1003 Check If Word Is Valid After Substitutions 检查替换后的词是否有效
Description:
Given a string s, determine if it is valid.
A string s is valid if, starting with an empty string t = "", you can transform t into s after performing the following operation any number of times:
Insert string "abc" into any position in t. More formally, t becomes tleft + "abc" + tright, where t == tleft + tright. Note that tleft and tright may be empty.
Return true if s is a valid string, otherwise, return false.
Example:
Example 1:
Input: s = "aabcbc"
Output: true
Explanation:
"" -> "abc" -> "aabcbc"
Thus, "aabcbc" is valid.
Example 2:
Input: s = "abcabcababcc"
Output: true
Explanation:
"" -> "abc" -> "abcabc" -> "abcabcabc" -> "abcabcababcc"

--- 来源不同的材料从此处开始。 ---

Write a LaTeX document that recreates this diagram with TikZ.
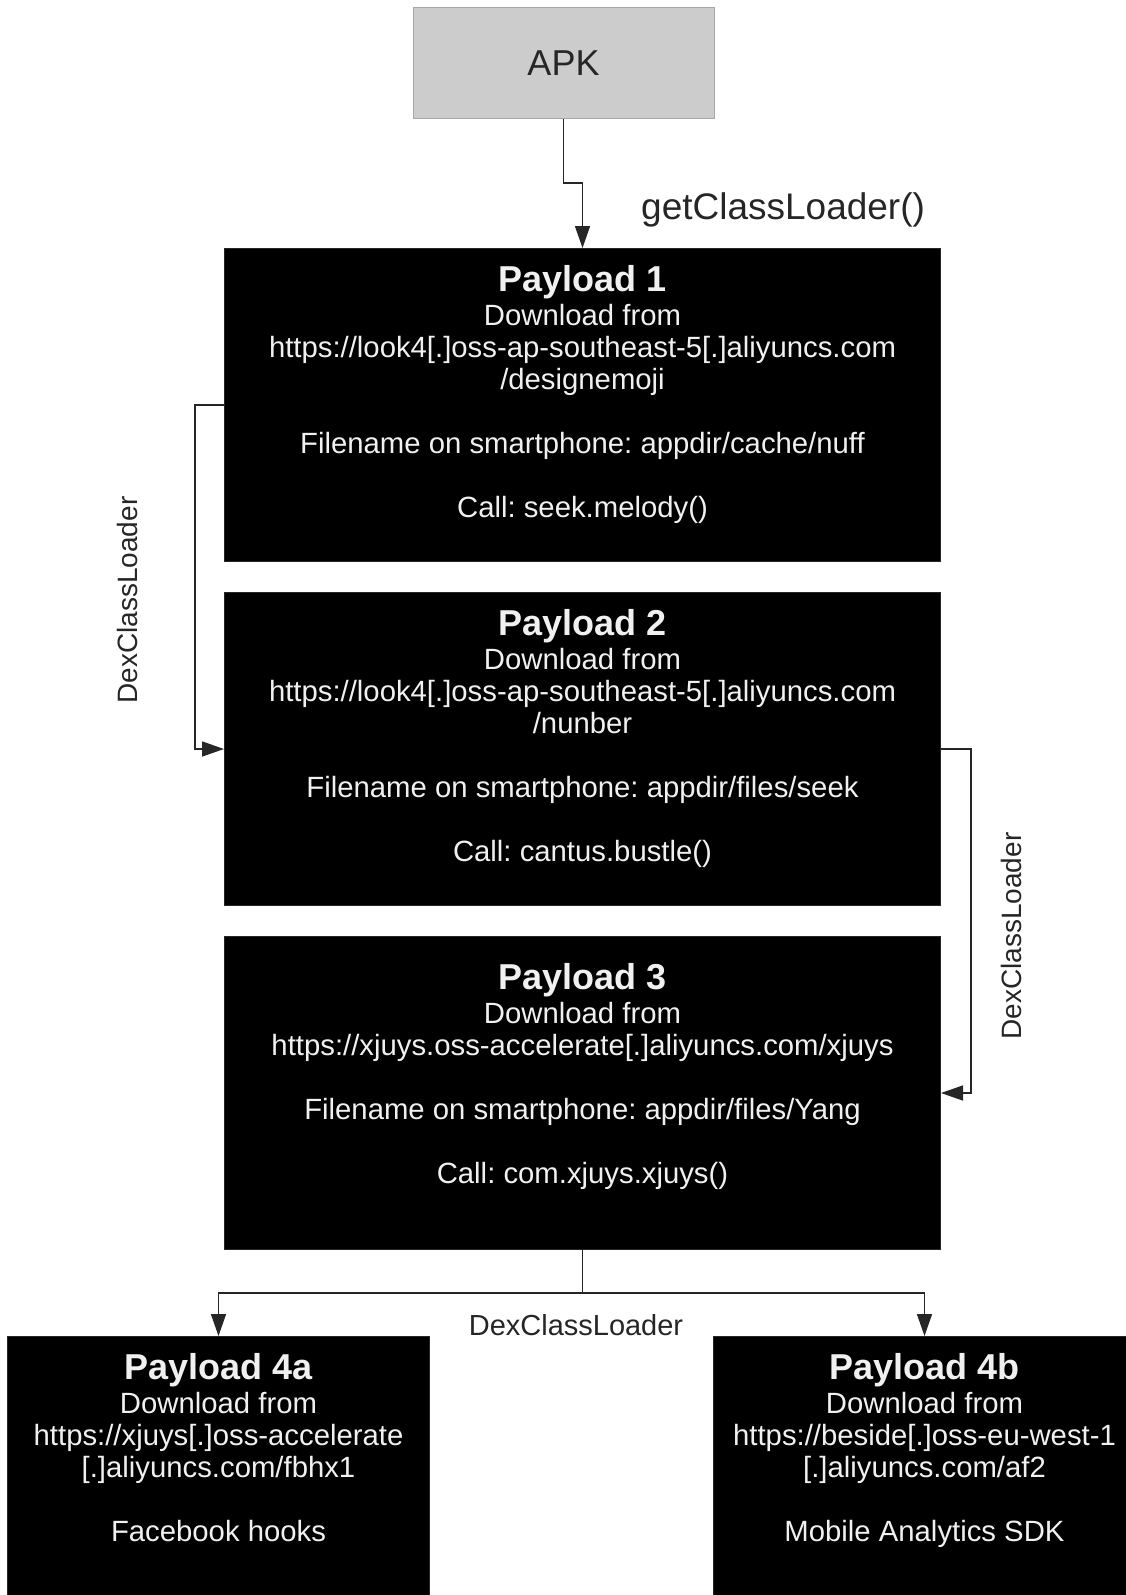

Thus, "abcabcababcc" is valid.
Example 3:
Input: s = "abccba"
Output: false
Explanation: It is impossible to get "abccba" using the operation.
Constraints:
1 <= s.length <= 2 * 10^4
s consists of letters 'a', 'b', and 'c'
题目描述:
给你一个字符串 s ,请你判断它是否 有效 。
字符串 s 有效 需要满足:假设开始有一个空字符串 t = "" ,你可以执行 任意次 下述操作将 t 转换为 s :
将字符串 "abc" 插入到 t 中的任意位置。形式上,t 变为 tleft + "abc" + tright,其中 t == tleft + tright 。注意,tleft 和 tright 可能为 空 。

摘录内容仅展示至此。